The Last House on Needless Street – Catriona Ward

Catriona Ward’s novel The Last House on Needless Street is a Russian doll of a novel and if you haven’t read it yet, you should do your very best not to be spoiled before you start.

Ted lives with his sentient cat, Olivia, on a dead end street near the woods. Sometimes his daughter, Lauren, also lives with them. The house is boarded up and triple locked and Ted rarely leaves. Certainly he has no visitors. Ted was implicated in the disappearance of a six-year-old girl eleven years ago. He calls her Little Girl With Popsicle. In the end though, he wasn’t charged because on the day she went missing he “was at the 7-Eleven all afternoon and everyone says so.”

Dee moves in next door. Her sister, Lulu, went missing at a nearby lake, and she was never found. She is convinced that Ted is responsible for her disappearance and she is determined to prove it.

Based on this rather cursory synopsis, you might be inclined to think that Ward’s book is a rather straightforward thriller, but you’d be wrong. And not just because Olivia the cat is one of the book’s narrators.

I was busy with my tongue doing the itchy part of my leg when Ted called for me. I thought, Darn it, this is not a good time. But I heard that note in his voice, so I stopped and went to find him. All I had to do was follow the cord, which is a rich shining gold today.

There is nothing straightforward about this narrative. It flips back and forth through time, revealing its secrets slowly, which makes it almost impossible to put down. Just when you think you might have things figured out, well, you won’t. Okay, maybe you will. I didn’t.

Ted is a complicated character. He says “When I have a bad day, now and then get slippery.” He sometimes records his memories with a cassette player so “they won’t disappear, even if I do.” Even though his parents have been dead for years, he often feels his mother in the room with him, her hand “cool on [his] neck.”

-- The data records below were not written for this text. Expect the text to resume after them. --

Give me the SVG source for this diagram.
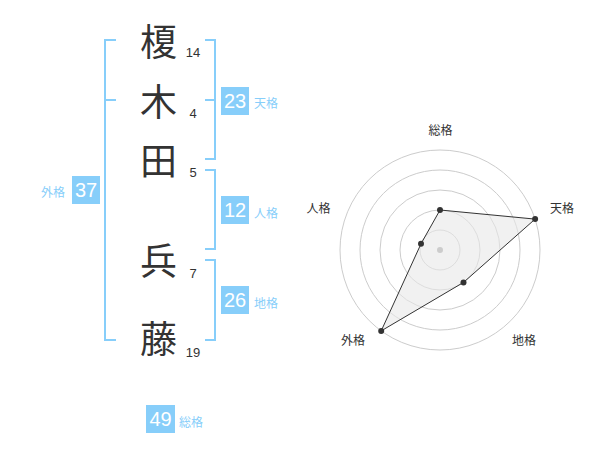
<svg xmlns="http://www.w3.org/2000/svg" width="600" height="470" viewBox="0 0 600 470">
<style>
.kanji{font-family:"Noto Sans CJK JP","Noto Sans CJK SC",sans-serif;font-size:37px;fill:#333;text-anchor:middle}
.stroke{font-family:"Liberation Sans",Arial,sans-serif;font-size:13px;fill:#333;text-anchor:middle}
.br{fill:none;stroke:#87cefa;stroke-width:2}
.box{fill:#87cefa}
.bnum{font-family:"Liberation Sans",Arial,sans-serif;font-size:20px;fill:#fff;text-anchor:middle}
.blab{font-family:"Noto Sans CJK JP","Noto Sans CJK SC",sans-serif;font-size:12px;fill:#87cefa}
.ring{fill:none;stroke:#cccccc;stroke-width:1}
.rlab{font-family:"Noto Sans CJK JP","Noto Sans CJK SC",sans-serif;font-size:12px;fill:#333;text-anchor:middle}
.dot{fill:#333}
</style>
<rect width="600" height="470" fill="#fff"/>
<g id="chars">
<text class="kanji" x="158.5" y="56">榎</text>
<text class="kanji" x="158.5" y="116">木</text>
<text class="kanji" x="158.5" y="175">田</text>
<text class="kanji" x="158.5" y="275">兵</text>
<text class="kanji" x="158.5" y="353">藤</text>
<text class="stroke" x="193" y="57">14</text>
<text class="stroke" x="193" y="118">4</text>
<text class="stroke" x="193" y="177">5</text>
<text class="stroke" x="193" y="278">7</text>
<text class="stroke" x="193" y="357">19</text>
</g>
<g id="connectors">
<path class="br" d="M116,40 H105 V340 H116 M105,100 H116"/>
<path class="br" d="M205,40 H215 V159 H205 M205,100 H215"/>
<path class="br" d="M205,170 H215 V249 H205"/>
<path class="br" d="M205,260 H215 V340 H205"/>
</g>
<g id="tenkaku">
<rect class="box" x="221" y="87" width="28" height="28"/>
<text class="bnum" x="235" y="108">23</text>
<text class="blab" x="254" y="108">天格</text>
</g>
<g id="jinkaku">
<rect class="box" x="221" y="196" width="28" height="28"/>
<text class="bnum" x="235" y="217">12</text>
<text class="blab" x="254" y="218">人格</text>
</g>
<g id="chikaku">
<rect class="box" x="221" y="286" width="28" height="28"/>
<text class="bnum" x="235" y="307">26</text>
<text class="blab" x="254" y="308">地格</text>
</g>
<g id="gaikaku">
<rect class="box" x="72" y="176" width="28" height="28"/>
<text class="bnum" x="86" y="197">37</text>
<text class="blab" x="41" y="197">外格</text>
</g>
<g id="soukaku">
<rect class="box" x="146" y="405" width="29" height="28"/>
<text class="bnum" x="160.5" y="426">49</text>
<text class="blab" x="179" y="427">総格</text>
</g>
<g id="radar">
<circle class="ring" cx="440" cy="250" r="20"/>
<circle class="ring" cx="440" cy="250" r="40"/>
<circle class="ring" cx="440" cy="250" r="60"/>
<circle class="ring" cx="440" cy="250" r="80"/>
<circle class="ring" cx="440" cy="250" r="100"/>
<polygon points="440,210 535.1,219.1 463.5,282.4 381.2,330.9 421,243.8" fill="#e8e8e8" fill-opacity="0.6" stroke="#333" stroke-width="1"/>
<circle cx="440" cy="250" r="3" fill="#cccccc"/>
<circle class="dot" cx="440" cy="210" r="3"/>
<circle class="dot" cx="535.1" cy="219.1" r="3"/>
<circle class="dot" cx="463.5" cy="282.4" r="3"/>
<circle class="dot" cx="381.2" cy="330.9" r="3"/>
<circle class="dot" cx="421" cy="243.8" r="3"/>
<text class="rlab" x="440.5" y="135">総格</text>
<text class="rlab" x="562" y="212.5">天格</text>
<text class="rlab" x="524" y="345">地格</text>
<text class="rlab" x="353" y="345">外格</text>
<text class="rlab" x="318.5" y="212.5">人格</text>
</g>
</svg>
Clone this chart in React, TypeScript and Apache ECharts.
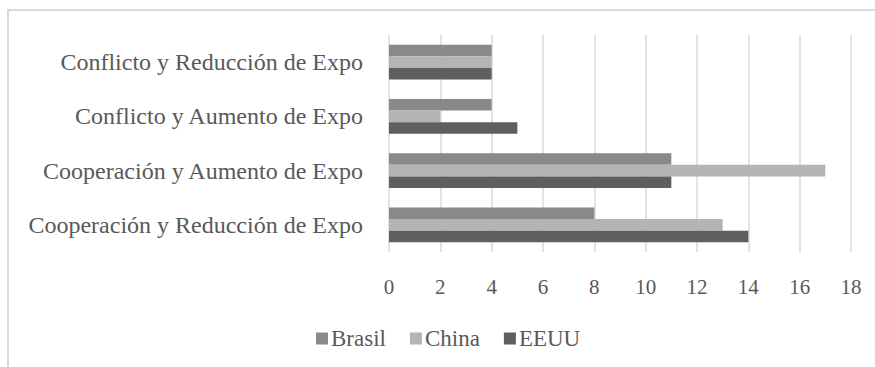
import React, { useEffect, useRef } from "react";
import * as echarts from "echarts";

const categories = [
  "Cooperación y Reducción de Expo",
  "Cooperación y Aumento de Expo",
  "Conflicto y Aumento de Expo",
  "Conflicto y Reducción de Expo",
];
const brasil = [8, 11, 4, 4];
const china = [13, 17, 2, 4];
const eeuu = [14, 11, 5, 4];
const xTicks = { min: 0, max: 18, interval: 2 };

const FONT = "Liberation Serif";
const TEXT = "#595959";

export default function App() {
  const ref = useRef<HTMLDivElement>(null);
  useEffect(() => {
    if (!ref.current) return;
    const chart = echarts.init(ref.current, undefined, { renderer: "svg" });
    chart.setOption({
      animation: false,
      backgroundColor: "#ffffff",
      textStyle: { fontFamily: FONT },
      graphic: [
        {
          type: "rect",
          shape: { x: 8, y: 10, width: 900, height: 400 },
          style: { fill: "none", stroke: "#d9d9d9", lineWidth: 2 },
          silent: true,
        },
      ],
      legend: {
        data: ["Brasil", "China", "EEUU"],
        left: 311,
        top: 322,
        itemWidth: 12,
        itemHeight: 12,
        itemGap: 24,
        icon: "rect",
        textStyle: { fontFamily: FONT, fontSize: 23, color: TEXT, padding: [0, 0, 0, -2] },
      },
      grid: { left: 389, right: 24, top: 35, bottom: 115, containLabel: false },
      xAxis: {
        type: "value",
        min: xTicks.min,
        max: xTicks.max,
        interval: xTicks.interval,
        axisLine: { show: false },
        axisTick: { show: false },
        splitLine: { show: true, lineStyle: { color: "#d9d9d9", width: 1.5 } },
        axisLabel: { margin: 24, fontFamily: FONT, fontSize: 21, color: TEXT },
      },
      yAxis: {
        type: "category",
        data: categories,
        axisLine: { show: false },
        axisTick: { show: false },
        splitLine: { show: false },
        axisLabel: { margin: 26, fontFamily: FONT, fontSize: 24, color: TEXT },
      },
      series: [
        { name: "Brasil", type: "bar", data: brasil, itemStyle: { color: "#898989" }, barGap: "0%", barCategoryGap: "36%" },
        { name: "China", type: "bar", data: china, itemStyle: { color: "#b4b4b4" }, barGap: "0%", barCategoryGap: "36%" },
        { name: "EEUU", type: "bar", data: eeuu, itemStyle: { color: "#5f5f5f" }, barGap: "0%", barCategoryGap: "36%" },
      ],
    });
    return () => chart.dispose();
  }, []);
  return (
    <div
      ref={ref}
      style={{ position: "fixed", left: 0, top: 0, width: 875, height: 367 }}
    />
  );
}
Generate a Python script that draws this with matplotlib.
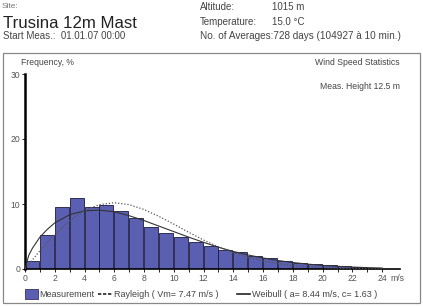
import matplotlib
matplotlib.use("Agg")
import matplotlib.pyplot as plt
from matplotlib.patches import Rectangle
from matplotlib.lines import Line2D

plt.rcParams['font.family'] = ['Liberation Sans', 'DejaVu Sans']

# Measured frequency per 1 m/s bin (bin left edges 0..23)
bin_left = list(range(0, 24))
freq = [1.2, 5.3, 9.5, 10.9, 9.6, 9.9, 9.0, 7.9, 6.4, 5.5, 5.0, 4.1,
        3.6, 3.0, 2.6, 2.05, 1.7, 1.3, 1.0, 0.75, 0.55, 0.4, 0.3, 0.2]

# Weibull fit curve
weib_v = [0, 0.25, 0.5, 1, 1.5, 2, 3, 4, 5, 6, 7, 8, 9, 10, 11, 12, 13, 14,
          15, 16, 17, 18, 19, 20, 21, 22, 23, 24]
weib_f = [0, 2.1, 3.2, 4.9, 6.1, 7.1, 8.35, 8.95, 9.05, 8.8, 8.2, 7.45, 6.6,
          5.75, 4.9, 4.1, 3.35, 2.7, 2.15, 1.7, 1.3, 1.0, 0.75, 0.56, 0.41,
          0.3, 0.21, 0.15]

# Rayleigh curve
ray_v = [0, 1, 2, 3, 4, 5, 6, 7, 8, 9, 10, 11, 12, 13, 14, 15, 16, 17, 18,
         19, 20, 21, 22, 23, 24]
ray_f = [0, 2.8, 5.3, 7.45, 9.0, 9.9, 10.2, 9.9, 9.15, 8.1, 6.9, 5.65, 4.45,
         3.4, 2.5, 1.8, 1.23, 0.82, 0.53, 0.33, 0.2, 0.12, 0.07, 0.04, 0.02]

x_ticks = list(range(0, 25, 2))
y_ticks = [0, 10, 20, 30]

W, H = 423, 307
fig = plt.figure(figsize=(W / 100, H / 100), dpi=100)

def fx(px):
    return px / W

def fy(py):
    return 1 - py / H

# Outer frame
fig.patches.append(Rectangle((fx(3), fy(303)), fx(417), 250 / H,
                             transform=fig.transFigure, fill=False,
                             edgecolor='#888888', linewidth=0.9))

# Header texts
gray = '#444444'
fig.text(fx(2), fy(8), "Site:", fontsize=6, color='#777777')
fig.text(fx(3), fy(28), "Trusina 12m Mast", fontsize=12.1, color='#222222')
fig.text(fx(3), fy(39), "Start Meas.:  01.01.07 00:00", fontsize=7, color=gray)
fig.text(fx(200), fy(10), "Altitude:", fontsize=7, color=gray)
fig.text(fx(272), fy(10), "1015 m", fontsize=7, color=gray)
fig.text(fx(200), fy(25), "Temperature:", fontsize=7, color=gray)
fig.text(fx(272), fy(25), "15.0 \u00b0C", fontsize=7, color=gray)
fig.text(fx(200), fy(39), "No. of Averages:728 days (104927 \u00e0 10 min.)",
         fontsize=7.2, color=gray)

fig.text(fx(21), fy(65), "Frequency, %", fontsize=6.2, color=gray)
fig.text(fx(400), fy(65), "Wind Speed Statistics", fontsize=6.2, color=gray, ha='right')
fig.text(fx(400), fy(89), "Meas. Height 12.5 m", fontsize=6.2, color=gray, ha='right')

# Axes
ax_left, ax_right = 25, 400
ax_top, ax_bottom = 74, 269
ax = fig.add_axes([fx(ax_left), fy(ax_bottom), (ax_right - ax_left) / W,
                   (ax_bottom - ax_top) / H])
ax.set_xlim(0, 25.2)
ax.set_ylim(0, 30)

ax.bar(bin_left, freq, width=0.94, align='edge', color='#5a5fb2',
       edgecolor='#1a1a40', linewidth=0.6, zorder=2)
ax.plot(weib_v, weib_f, color='#333333', linewidth=0.8, zorder=3)
ax.plot(ray_v, ray_f, color='#555555', linewidth=0.9, linestyle=(0, (1, 1.5)),
        zorder=3)

for s in ['top', 'right']:
    ax.spines[s].set_visible(False)
ax.spines['left'].set_linewidth(1.8)
ax.spines['bottom'].set_linewidth(1.2)
ax.set_xticks(x_ticks)
ax.set_xticks(range(0, 25), minor=True)
ax.set_xticklabels([str(t) for t in x_ticks])
ax.set_yticks(y_ticks)
ax.tick_params(axis='both', which='both', labelsize=6.2, labelcolor='#555555',
               length=2, width=0.6, pad=1.5)
ax.tick_params(axis='x', which='minor', length=2)
ax.annotate("m/s", xy=(24.55, 0), xycoords=('data', 'axes fraction'),
            xytext=(0, -3.5), textcoords='offset points',
            ha='left', va='top', fontsize=6.2, color='#555555')

# Legend (manual)
ly = 294
fig.patches.append(Rectangle((fx(25), fy(299)), 13 / W, 10 / H,
                             transform=fig.transFigure, facecolor='#5a5fb2',
                             edgecolor='#1a1a40', linewidth=0.5))
fig.text(fx(39), fy(297), "Measurement", fontsize=6.5, color=gray)
fig.lines.append(Line2D([fx(98), fx(113)], [fy(ly), fy(ly)],
                        transform=fig.transFigure, color='#222222',
                        linewidth=1.2, linestyle=(0, (2, 1))))
fig.text(fx(114), fy(297), "Rayleigh ( Vm= 7.47 m/s )", fontsize=6.5, color=gray)
fig.lines.append(Line2D([fx(237), fx(250)], [fy(ly), fy(ly)],
                        transform=fig.transFigure, color='#222222',
                        linewidth=1.2))
fig.text(fx(252), fy(297), "Weibull ( a= 8.44 m/s, c= 1.63 )", fontsize=6.5, color=gray)

fig.savefig("out.png", dpi=100)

Maybe she is spending a while in one of the memories that lie around the house, in drifts as deep as snow. Maybe she is curled up in the cupboard beneath the sink, where we keep the gallon jug of vinegar. I hate it when I find it there, grinning in the dark, blue organza floating around her face.

The Last House on Needless Street is a beautiful puzzle of a book that is confounding and creepy, but also – strangely – heartwarming. I could not put it down and highly recommend it.